- WHAT NEEDS TO BE DONE
Copy the listing below in full and skip every picture.

━━━━━ DATA

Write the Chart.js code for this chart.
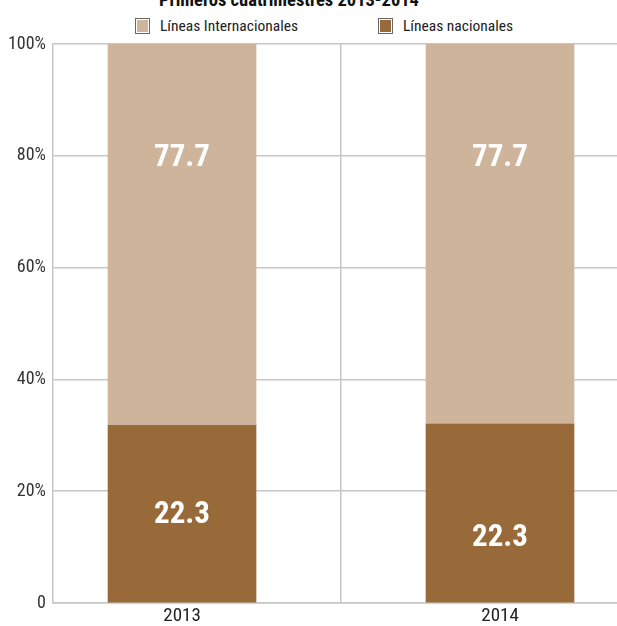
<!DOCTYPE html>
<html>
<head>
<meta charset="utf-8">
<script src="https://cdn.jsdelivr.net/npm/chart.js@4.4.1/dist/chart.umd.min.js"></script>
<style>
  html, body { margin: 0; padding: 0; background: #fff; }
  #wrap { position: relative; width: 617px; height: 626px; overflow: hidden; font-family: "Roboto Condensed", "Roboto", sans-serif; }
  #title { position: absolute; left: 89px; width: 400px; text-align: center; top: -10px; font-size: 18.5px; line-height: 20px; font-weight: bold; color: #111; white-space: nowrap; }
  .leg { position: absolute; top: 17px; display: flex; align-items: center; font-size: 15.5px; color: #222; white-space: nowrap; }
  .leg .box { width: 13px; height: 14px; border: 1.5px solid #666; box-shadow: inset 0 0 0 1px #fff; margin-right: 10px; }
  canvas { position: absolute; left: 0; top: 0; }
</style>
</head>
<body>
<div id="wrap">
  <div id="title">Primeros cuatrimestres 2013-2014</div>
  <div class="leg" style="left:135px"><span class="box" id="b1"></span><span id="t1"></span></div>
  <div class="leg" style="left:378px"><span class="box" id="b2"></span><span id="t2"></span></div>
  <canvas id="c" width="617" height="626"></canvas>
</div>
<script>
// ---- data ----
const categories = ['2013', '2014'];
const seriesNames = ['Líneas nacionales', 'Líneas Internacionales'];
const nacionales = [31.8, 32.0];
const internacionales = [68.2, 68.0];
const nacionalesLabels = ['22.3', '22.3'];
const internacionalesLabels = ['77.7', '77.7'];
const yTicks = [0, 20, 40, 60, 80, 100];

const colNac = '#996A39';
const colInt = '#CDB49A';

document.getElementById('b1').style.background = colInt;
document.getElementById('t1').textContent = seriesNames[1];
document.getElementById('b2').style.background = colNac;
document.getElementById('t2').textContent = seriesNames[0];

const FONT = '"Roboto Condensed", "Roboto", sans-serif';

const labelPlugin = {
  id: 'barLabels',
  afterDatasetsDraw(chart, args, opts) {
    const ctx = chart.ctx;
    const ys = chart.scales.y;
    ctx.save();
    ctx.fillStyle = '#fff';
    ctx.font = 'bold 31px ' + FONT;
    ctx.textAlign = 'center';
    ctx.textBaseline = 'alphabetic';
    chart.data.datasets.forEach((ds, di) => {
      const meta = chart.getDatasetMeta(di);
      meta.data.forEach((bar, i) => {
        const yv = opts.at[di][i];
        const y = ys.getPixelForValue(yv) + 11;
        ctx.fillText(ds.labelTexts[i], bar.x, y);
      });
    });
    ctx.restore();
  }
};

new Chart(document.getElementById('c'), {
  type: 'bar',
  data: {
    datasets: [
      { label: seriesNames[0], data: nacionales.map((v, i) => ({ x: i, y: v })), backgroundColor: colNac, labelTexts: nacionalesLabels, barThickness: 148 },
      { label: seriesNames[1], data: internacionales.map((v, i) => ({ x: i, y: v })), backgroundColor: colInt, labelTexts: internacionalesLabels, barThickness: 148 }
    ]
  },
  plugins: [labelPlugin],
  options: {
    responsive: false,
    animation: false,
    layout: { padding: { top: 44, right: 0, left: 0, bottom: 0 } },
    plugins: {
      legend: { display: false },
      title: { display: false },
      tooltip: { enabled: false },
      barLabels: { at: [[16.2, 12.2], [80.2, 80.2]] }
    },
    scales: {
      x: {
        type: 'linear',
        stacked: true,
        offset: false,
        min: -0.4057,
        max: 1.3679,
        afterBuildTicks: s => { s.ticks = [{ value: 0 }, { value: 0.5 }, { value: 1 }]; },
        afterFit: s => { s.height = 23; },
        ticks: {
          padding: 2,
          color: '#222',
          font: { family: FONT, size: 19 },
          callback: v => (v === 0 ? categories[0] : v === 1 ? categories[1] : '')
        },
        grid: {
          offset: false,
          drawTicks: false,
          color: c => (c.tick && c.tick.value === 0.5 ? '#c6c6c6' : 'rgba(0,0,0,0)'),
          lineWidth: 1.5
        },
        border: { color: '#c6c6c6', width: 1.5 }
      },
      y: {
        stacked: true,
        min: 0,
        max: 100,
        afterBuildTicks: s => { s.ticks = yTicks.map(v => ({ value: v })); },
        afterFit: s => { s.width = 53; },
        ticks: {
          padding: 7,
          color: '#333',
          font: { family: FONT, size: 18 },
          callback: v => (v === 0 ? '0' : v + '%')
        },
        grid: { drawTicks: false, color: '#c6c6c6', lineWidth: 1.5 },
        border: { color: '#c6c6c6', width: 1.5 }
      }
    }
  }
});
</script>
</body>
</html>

━━━━━━━━━━

- CORRECT RESPONSE
Write the Chart.js code for this chart.
<!DOCTYPE html>
<html>
<head>
<meta charset="utf-8">
<script src="https://cdn.jsdelivr.net/npm/chart.js@4.4.1/dist/chart.umd.min.js"></script>
<style>
  html, body { margin: 0; padding: 0; background: #fff; }
  #wrap { position: relative; width: 617px; height: 626px; overflow: hidden; font-family: "Roboto Condensed", "Roboto", sans-serif; }
  #title { position: absolute; left: 89px; width: 400px; text-align: center; top: -10px; font-size: 18.5px; line-height: 20px; font-weight: bold; color: #111; white-space: nowrap; }
  .leg { position: absolute; top: 17px; display: flex; align-items: center; font-size: 15.5px; color: #222; white-space: nowrap; }
  .leg .box { width: 13px; height: 14px; border: 1.5px solid #666; box-shadow: inset 0 0 0 1px #fff; margin-right: 10px; }
  canvas { position: absolute; left: 0; top: 0; }
</style>
</head>
<body>
<div id="wrap">
  <div id="title">Primeros cuatrimestres 2013-2014</div>
  <div class="leg" style="left:135px"><span class="box" id="b1"></span><span id="t1"></span></div>
  <div class="leg" style="left:378px"><span class="box" id="b2"></span><span id="t2"></span></div>
  <canvas id="c" width="617" height="626"></canvas>
</div>
<script>
// ---- data ----
const categories = ['2013', '2014'];
const seriesNames = ['Líneas nacionales', 'Líneas Internacionales'];
const nacionales = [31.8, 32.0];
const internacionales = [68.2, 68.0];
const nacionalesLabels = ['22.3', '22.3'];
const internacionalesLabels = ['77.7', '77.7'];
const yTicks = [0, 20, 40, 60, 80, 100];

const colNac = '#996A39';
const colInt = '#CDB49A';

document.getElementById('b1').style.background = colInt;
document.getElementById('t1').textContent = seriesNames[1];
document.getElementById('b2').style.background = colNac;
document.getElementById('t2').textContent = seriesNames[0];

const FONT = '"Roboto Condensed", "Roboto", sans-serif';

const labelPlugin = {
  id: 'barLabels',
  afterDatasetsDraw(chart, args, opts) {
    const ctx = chart.ctx;
    const ys = chart.scales.y;
    ctx.save();
    ctx.fillStyle = '#fff';
    ctx.font = 'bold 31px ' + FONT;
    ctx.textAlign = 'center';
    ctx.textBaseline = 'alphabetic';
    chart.data.datasets.forEach((ds, di) => {
      const meta = chart.getDatasetMeta(di);
      meta.data.forEach((bar, i) => {
        const yv = opts.at[di][i];
        const y = ys.getPixelForValue(yv) + 11;
        ctx.fillText(ds.labelTexts[i], bar.x, y);
      });
    });
    ctx.restore();
  }
};

new Chart(document.getElementById('c'), {
  type: 'bar',
  data: {
    datasets: [
      { label: seriesNames[0], data: nacionales.map((v, i) => ({ x: i, y: v })), backgroundColor: colNac, labelTexts: nacionalesLabels, barThickness: 148 },
      { label: seriesNames[1], data: internacionales.map((v, i) => ({ x: i, y: v })), backgroundColor: colInt, labelTexts: internacionalesLabels, barThickness: 148 }
    ]
  },
  plugins: [labelPlugin],
  options: {
    responsive: false,
    animation: false,
    layout: { padding: { top: 44, right: 0, left: 0, bottom: 0 } },
    plugins: {
      legend: { display: false },
      title: { display: false },
      tooltip: { enabled: false },
      barLabels: { at: [[16.2, 12.2], [80.2, 80.2]] }
    },
    scales: {
      x: {
        type: 'linear',
        stacked: true,
        offset: false,
        min: -0.4057,
        max: 1.3679,
        afterBuildTicks: s => { s.ticks = [{ value: 0 }, { value: 0.5 }, { value: 1 }]; },
        afterFit: s => { s.height = 23; },
        ticks: {
          padding: 2,
          color: '#222',
          font: { family: FONT, size: 19 },
          callback: v => (v === 0 ? categories[0] : v === 1 ? categories[1] : '')
        },
        grid: {
          offset: false,
          drawTicks: false,
          color: c => (c.tick && c.tick.value === 0.5 ? '#c6c6c6' : 'rgba(0,0,0,0)'),
          lineWidth: 1.5
        },
        border: { color: '#c6c6c6', width: 1.5 }
      },
      y: {
        stacked: true,
        min: 0,
        max: 100,
        afterBuildTicks: s => { s.ticks = yTicks.map(v => ({ value: v })); },
        afterFit: s => { s.width = 53; },
        ticks: {
          padding: 7,
          color: '#333',
          font: { family: FONT, size: 18 },
          callback: v => (v === 0 ? '0' : v + '%')
        },
        grid: { drawTicks: false, color: '#c6c6c6', lineWidth: 1.5 },
        border: { color: '#c6c6c6', width: 1.5 }
      }
    }
  }
});
</script>
</body>
</html>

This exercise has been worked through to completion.